Franklin Roosevelt redefined the concept of economic freedom during the New Deal. Before Franklin Roosevelt became President, President Hoover followed a laissez-faire economic policy. This meant the government had a very limited role in our economy. President Hoover believed our economy would go through good times and bad times. He believed market forces would lead to corrections in our economy. The government needed to stay out of the natural operation of these forces in our economy.
When President Roosevelt took office, he approached things very differently. He believed the government needed to be very involved in the economy. He felt letting things run their course was not possible or acceptable during the Great Depression. Thus, he strongly promoted the cooperation of businesses and industries to adopt codes of operation as part of the National Industrial Recovery Act. Businesses would work with the government and unions to set wages, prices, and hours of work. Instead of letting market forces determines these goals, all three groups would set them.

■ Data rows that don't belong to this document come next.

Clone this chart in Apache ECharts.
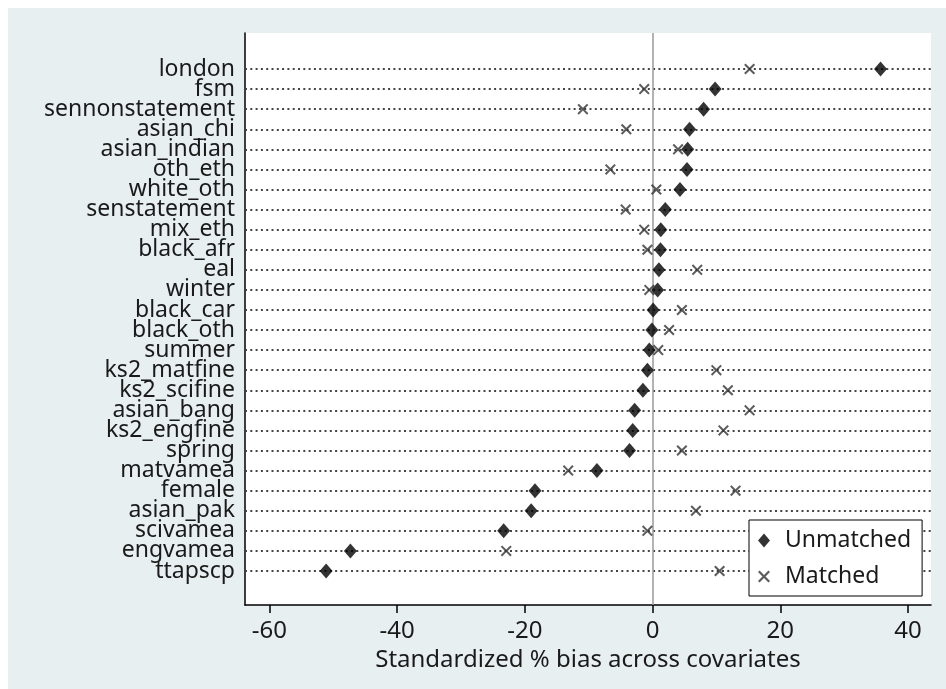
<!DOCTYPE html>
<html>
<head>
<meta charset="utf-8">
<script src="https://cdn.jsdelivr.net/npm/echarts@6/dist/echarts.min.js"></script>
<style>
  html, body { margin: 0; padding: 0; background: #fff; }
  #chart { width: 946px; height: 689px; }
</style>
</head>
<body>
<div id="chart"></div>
<script>
// covariates, sorted by unmatched bias (top to bottom)
const categories = [
  'london', 'fsm', 'sennonstatement', 'asian_chi', 'asian_indian', 'oth_eth',
  'white_oth', 'senstatement', 'mix_eth', 'black_afr', 'eal', 'winter',
  'black_car', 'black_oth', 'summer', 'ks2_matfine', 'ks2_scifine',
  'asian_bang', 'ks2_engfine', 'spring', 'matvamea', 'female', 'asian_pak',
  'scivamea', 'engvamea', 'ttapscp'
];
const unmatched = [
  35.7, 9.8, 8.0, 5.8, 5.5, 5.4, 4.3, 2.0, 1.3, 1.25, 1.0, 0.8, 0.1,
  -0.1, -0.5, -0.8, -1.5, -2.8, -3.1, -3.6, -8.7, -18.4, -19.0, -23.3,
  -47.3, -51.1
];
const matched = [
  15.2, -1.3, -10.9, -4.1, 4.0, -6.6, 0.6, -4.2, -1.3, -0.8, 7.0, -0.5,
  4.6, 2.6, 0.9, 10.0, 11.8, 15.2, 11.1, 4.6, -13.2, 13.0, 6.8, -0.8,
  -22.9, 10.5
];
const xTicks = [-60, -40, -20, 0, 20, 40];
const xMin = -63.8;
const xMax = 43.6;

const FONT = 'Noto Sans';
const TXT = '#1a1a1a';
const crossPath = 'path://M0,1.3L1.3,0L5,3.7L8.7,0L10,1.3L6.3,5L10,8.7L8.7,10L5,6.3L1.3,10L0,8.7L3.7,5Z';

const chart = echarts.init(document.getElementById('chart'));

const option = {
  animation: false,
  backgroundColor: '#fff',
  graphic: [
    {
      type: 'rect',
      z: -10,
      shape: { x: 8, y: 8, width: 938, height: 681 },
      style: { fill: '#e8eff1' }
    }
  ],
  grid: [
    // plot region (white) with axes
    { left: 245, right: 15, top: 33, bottom: 84, show: true, backgroundColor: '#fff', borderWidth: 0 },
    // category rows
    { left: 245, right: 15, top: 59, bottom: 108 }
  ],
  xAxis: [
    {
      gridIndex: 0,
      type: 'value',
      min: xMin,
      max: xMax,
      name: 'Standardized % bias across covariates',
      nameLocation: 'middle',
      nameGap: 38,
      nameTextStyle: { fontFamily: FONT, fontSize: 24, color: TXT },
      axisLine: { show: true, onZero: false, lineStyle: { color: '#000', width: 1.5 } },
      axisTick: { show: true, length: 8, customValues: xTicks, lineStyle: { color: '#000', width: 1.5 } },
      axisLabel: { fontFamily: FONT, fontSize: 24, color: TXT, margin: 14, customValues: xTicks },
      splitLine: { show: false }
    },
    {
      gridIndex: 1,
      type: 'value',
      min: xMin,
      max: xMax,
      show: false
    }
  ],
  yAxis: [
    {
      gridIndex: 0,
      type: 'value',
      min: 0,
      max: 1,
      axisLine: { show: true, onZero: false, lineStyle: { color: '#000', width: 1.5 } },
      axisTick: { show: false },
      axisLabel: { show: false },
      splitLine: { show: false }
    },
    {
      gridIndex: 1,
      type: 'category',
      inverse: true,
      data: categories,
      axisLine: { show: false },
      axisTick: { show: false },
      axisLabel: { fontFamily: FONT, fontSize: 23, color: TXT, margin: 10, interval: 0, hideOverlap: false },
      splitLine: { show: false }
    }
  ],
  legend: {
    orient: 'vertical',
    left: 749,
    top: 520,
    backgroundColor: '#fff',
    borderColor: '#000',
    borderWidth: 1,
    padding: [9, 11, 8, 9],
    itemWidth: 12,
    itemHeight: 14,
    itemGap: 13,
    textStyle: { fontFamily: FONT, fontSize: 23, color: TXT, padding: [0, 0, 0, 10] },
    data: ['Unmatched', 'Matched']
  },
  series: [
    {
      // zero reference line over full plot height
      type: 'line',
      xAxisIndex: 0,
      yAxisIndex: 0,
      data: [],
      silent: true,
      markLine: {
        silent: true,
        symbol: 'none',
        label: { show: false },
        lineStyle: { color: '#9a9a9a', width: 1.5, type: 'solid' },
        z: 4,
        data: [{ xAxis: 0 }]
      }
    },
    {
      name: 'Unmatched',
      type: 'scatter',
      xAxisIndex: 1,
      yAxisIndex: 1,
      symbol: 'diamond',
      symbolSize: [13, 15],
      itemStyle: { color: '#000' },
      z: 6,
      data: unmatched.map((v, i) => [v, categories[i]]),
      markLine: {
        silent: true,
        symbol: 'none',
        label: { show: false },
        lineStyle: { color: '#444', width: 2, type: [2, 3.3] },
        z: 1,
        data: categories.map((c) => ({ yAxis: c }))
      }
    },
    {
      name: 'Matched',
      type: 'scatter',
      xAxisIndex: 1,
      yAxisIndex: 1,
      symbol: crossPath,
      symbolSize: 11,
      itemStyle: { color: '#333' },
      z: 5,
      data: matched.map((v, i) => [v, categories[i]])
    }
  ]
};

chart.setOption(option);
</script>
</body>
</html>
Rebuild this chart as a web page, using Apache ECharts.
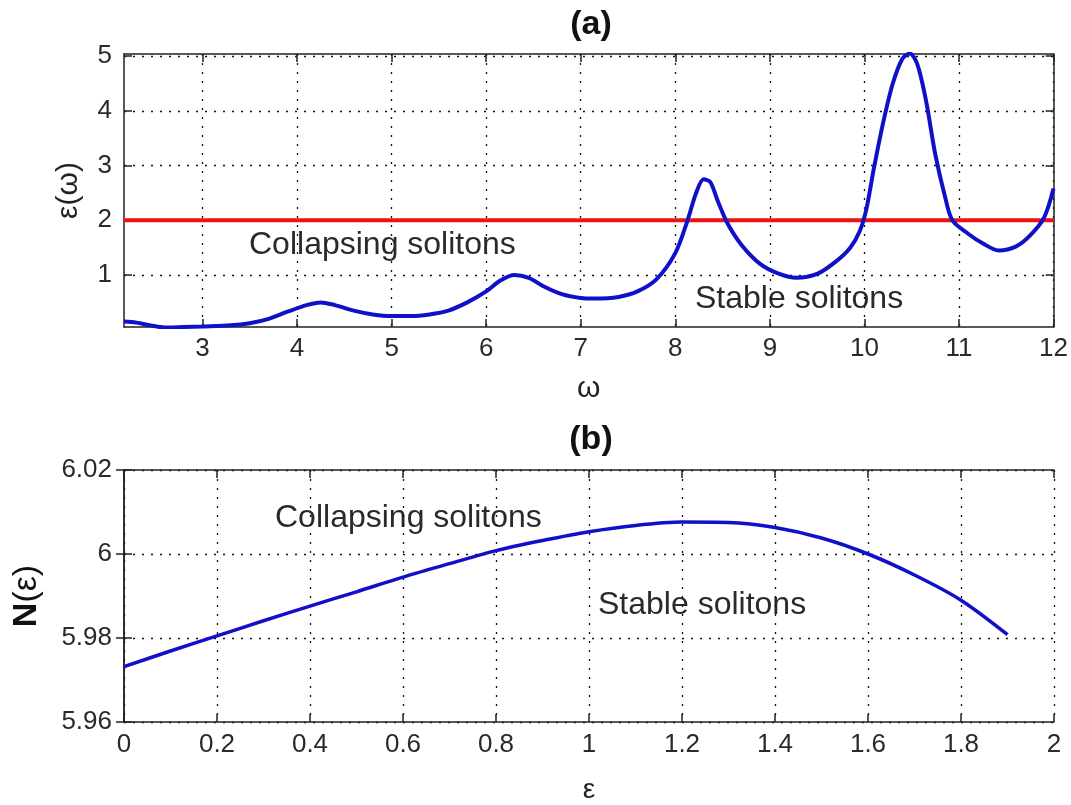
<!DOCTYPE html>
<html>
<head>
<meta charset="utf-8">
<script src="https://cdn.jsdelivr.net/npm/echarts@6/dist/echarts.min.js"></script>
<style>
  html, body { margin: 0; padding: 0; background: #fff; }
  #chart { width: 1071px; height: 805px; }
</style>
</head>
<body>
<div id="chart"></div>
<script>
// panel (a): epsilon as a function of omega
var omega = [2.17, 2.3, 2.45, 2.6, 2.8, 3.0, 3.3, 3.5, 3.7, 3.9, 4.1, 4.25, 4.4, 4.6, 4.8, 5.0, 5.2, 5.4, 5.6, 5.8,
             6.0, 6.15, 6.3, 6.45, 6.6, 6.8, 7.0, 7.15, 7.4, 7.6, 7.8, 8.0, 8.13, 8.22, 8.3, 8.37, 8.45, 8.55, 8.7, 8.9,
             9.1, 9.28, 9.5, 9.7, 9.85, 9.95, 10.02, 10.1, 10.2, 10.3, 10.4, 10.48, 10.56, 10.65, 10.75, 10.85, 10.93, 11.1, 11.25, 11.42, 11.6, 11.75, 11.9, 12.0];
var epsOmega = [0.15, 0.13, 0.08, 0.04, 0.05, 0.06, 0.08, 0.12, 0.2, 0.33, 0.45, 0.5, 0.45, 0.35, 0.28, 0.25, 0.25, 0.28, 0.35, 0.5,
                0.7, 0.9, 1.0, 0.95, 0.8, 0.65, 0.58, 0.57, 0.6, 0.7, 0.92, 1.4, 2.0, 2.5, 2.75, 2.7, 2.35, 1.95, 1.55, 1.2,
                1.02, 0.95, 1.02, 1.25, 1.5, 1.8, 2.2, 2.95, 3.8, 4.5, 4.95, 5.05, 4.85, 4.2, 3.2, 2.45, 2.0, 1.75, 1.58, 1.45, 1.52, 1.72, 2.05, 2.58];
var threshold = 2;
var omegaTicks = [3, 4, 5, 6, 7, 8, 9, 10, 11, 12];
var epsTicks = [1, 2, 3, 4, 5];

// panel (b): N as a function of epsilon
var eps = [0, 0.1, 0.2, 0.3, 0.4, 0.5, 0.6, 0.7, 0.8, 0.9, 1.0, 1.1, 1.2, 1.3, 1.4, 1.5, 1.6, 1.7, 1.8, 1.9];
var nEps = [5.9732, 5.9769, 5.9805, 5.9841, 5.9876, 5.9910, 5.9945, 5.9977, 6.0008, 6.0032, 6.0053, 6.0068, 6.0076, 6.0075, 6.0063, 6.0038, 6.0, 5.9950, 5.9890, 5.9808];

var myChart = echarts.init(document.getElementById('chart'));

var font = 'Liberation Sans, Arial, sans-serif';
var blue = '#1010c8';
var labelStyle = { color: '#2a2a2a', fontSize: 26, fontFamily: font };
var dotted = { show: true, lineStyle: { color: '#111', type: [2, 7], width: 1.3 } };
var frame = { show: true, lineStyle: { color: '#222', width: 1.5 } };
var tick = { show: true, inside: true, length: 8, lineStyle: { color: '#222', width: 1.5 } };
var noteStyle = { fontSize: 32, fontFamily: font, fill: '#2a2a2a' };

function zipData(xs, ys) {
    return xs.map(function (x, i) { return [x, ys[i]]; });
}

var option = {
    backgroundColor: '#fff',
    animation: false,
    title: [
        { text: '(a)', left: 586, top: 3, textAlign: 'center',
          textStyle: { fontSize: 34, fontWeight: 'bold', fontFamily: font, color: '#111' } },
        { text: '(b)', left: 586, top: 418, textAlign: 'center',
          textStyle: { fontSize: 34, fontWeight: 'bold', fontFamily: font, color: '#111' } }
    ],
    grid: [
        { left: 124, right: 17, top: 54, height: 273 },
        { left: 124, right: 17, top: 470, height: 253 }
    ],
    xAxis: [
        {
            gridIndex: 0, type: 'value', min: 2.17, max: 12,
            name: 'ω', nameLocation: 'middle', nameGap: 47,
            nameTextStyle: { fontSize: 30, fontFamily: font, color: '#222' },
            axisLine: frame, axisTick: Object.assign({ customValues: omegaTicks }, tick),
            axisLabel: Object.assign({ customValues: omegaTicks, margin: 9 }, labelStyle),
            splitLine: dotted
        },
        {
            gridIndex: 0, type: 'value', min: 2.17, max: 12, position: 'top',
            axisLine: frame, axisTick: Object.assign({ customValues: omegaTicks }, tick),
            axisLabel: { show: false }, splitLine: { show: false }
        },
        {
            gridIndex: 1, type: 'value', min: 0, max: 2, interval: 0.2,
            name: 'ε', nameLocation: 'middle', nameGap: 54,
            nameTextStyle: { fontSize: 28, fontFamily: font, color: '#222' },
            axisLine: frame, axisTick: tick,
            axisLabel: Object.assign({ margin: 10 }, labelStyle),
            splitLine: dotted
        },
        {
            gridIndex: 1, type: 'value', min: 0, max: 2, interval: 0.2, position: 'top',
            axisLine: frame, axisTick: tick,
            axisLabel: { show: false }, splitLine: { show: false }
        }
    ],
    yAxis: [
        {
            gridIndex: 0, type: 'value', min: 0.05, max: 5.04,
            name: 'ε(ω)', nameLocation: 'middle', nameGap: 40, nameRotate: 90,
            nameTextStyle: { fontSize: 30, fontFamily: font, color: '#222' },
            axisLine: frame, axisTick: Object.assign({ customValues: epsTicks }, tick),
            axisLabel: Object.assign({ customValues: epsTicks, margin: 12 }, labelStyle),
            splitLine: dotted
        },
        {
            gridIndex: 0, type: 'value', min: 0.05, max: 5.04, position: 'right',
            axisLine: frame, axisTick: Object.assign({ customValues: epsTicks }, tick),
            axisLabel: { show: false }, splitLine: { show: false }
        },
        {
            gridIndex: 1, type: 'value', min: 5.96, max: 6.02, interval: 0.02,
            name: '{n|N}(ε)', nameLocation: 'middle', nameGap: 80, nameRotate: 90,
            nameTextStyle: { fontSize: 34, fontFamily: font, color: '#111',
                             rich: { n: { fontSize: 34, fontWeight: 'bold', fontFamily: font, color: '#111' } } },
            axisLine: frame, axisTick: tick,
            axisLabel: Object.assign({ margin: 12, formatter: function (v) { return +v.toFixed(2) + ''; } }, labelStyle),
            splitLine: dotted
        },
        {
            gridIndex: 1, type: 'value', min: 5.96, max: 6.02, interval: 0.02, position: 'right',
            axisLine: frame, axisTick: tick,
            axisLabel: { show: false }, splitLine: { show: false }
        }
    ],
    series: [
        {
            type: 'line', xAxisIndex: 0, yAxisIndex: 0,
            data: [[omega[0], threshold], [omega[omega.length - 1], threshold]],
            symbol: 'none', lineStyle: { color: '#ee1111', width: 4 }, z: 3
        },
        {
            type: 'line', xAxisIndex: 0, yAxisIndex: 0, data: zipData(omega, epsOmega),
            smooth: 0.3, symbol: 'none', lineStyle: { color: blue, width: 4 }, z: 4
        },
        {
            type: 'line', xAxisIndex: 2, yAxisIndex: 2, data: zipData(eps, nEps),
            smooth: 0.3, symbol: 'none', lineStyle: { color: blue, width: 3.5 }, z: 4
        }
    ],
    graphic: [
        { type: 'text', left: 249, top: 229, style: noteStyle, z: 10, style: Object.assign({ text: 'Collapsing solitons' }, noteStyle) },
        { type: 'text', left: 695, top: 283, style: Object.assign({ text: 'Stable solitons' }, noteStyle) },
        { type: 'text', left: 275, top: 502, style: Object.assign({ text: 'Collapsing solitons' }, noteStyle) },
        { type: 'text', left: 598, top: 589, style: Object.assign({ text: 'Stable solitons' }, noteStyle) }
    ]
};

myChart.setOption(option);
</script>
</body>
</html>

President Roosevelt also provided funds to create jobs. Various programs like the CWA, CCC, and PWA put people to work. These jobs were created as a result of government action instead of economic forces.
The President took other actions that interfered with the principles of economic freedom. Farmers were paid not to produce crops with the AAA program. The stock market was now regulated as a result of the Securities Act. Banks were closed for a few days, and laws were passed to make banking safer. Workers and employers were taxed to create the Social Security System. All of these actions interfered with the natural operation of the marketplace and the economy. Thus, President Roosevelt and his New Deal programs redefined the meaning of economic freedom. Economic freedom now included much more government involvement and action during the Great Depression.
Franklin Roosevelt redefined the meaning of economic freedom through the New Deal. While it was always a hodgepodge of different programs, many of which were not ideologically consistent, the New Deal was based on the idea that the government had to play a role in restraining the ups and downs of the economy. The point was, as historian David Kennedy has argued, to use the power of the government to minimize the risks of market capitalism.
For example, one of the earliest New Deal programs was the Federal Deposit Insurance Corporation (FDIC). The FDIC used federal money to insure people's bank deposits, thus slowing the run on banks that was leading to bank failures across the country. This was intended to stop the credit freeze that gripped the country, but it also gave people some measure of economic security, without which economic freedom is basically meaningless.
The New Deal had hundreds of other programs: some of which spent government money on public works in order to provide people with jobs, others which gave loans intended to help people keep their homes from being foreclosed, and still others regulated the stock market so as to minimize risk. Each of these programs was intended to minimize and to limit the human impact of the ups and downs of the business cycle in a free market.
So the vision of economic freedom advanced by the New Deal was one which sought to create an economy where the risks taken in a capitalist system were not quite as ruinous, where individuals could weather hard times, and where people could pursue economic opportunity without the threat of economic ruin hanging over them. Above all, the New Deal recognized that the federal government had to play a central role in creating such opportunities.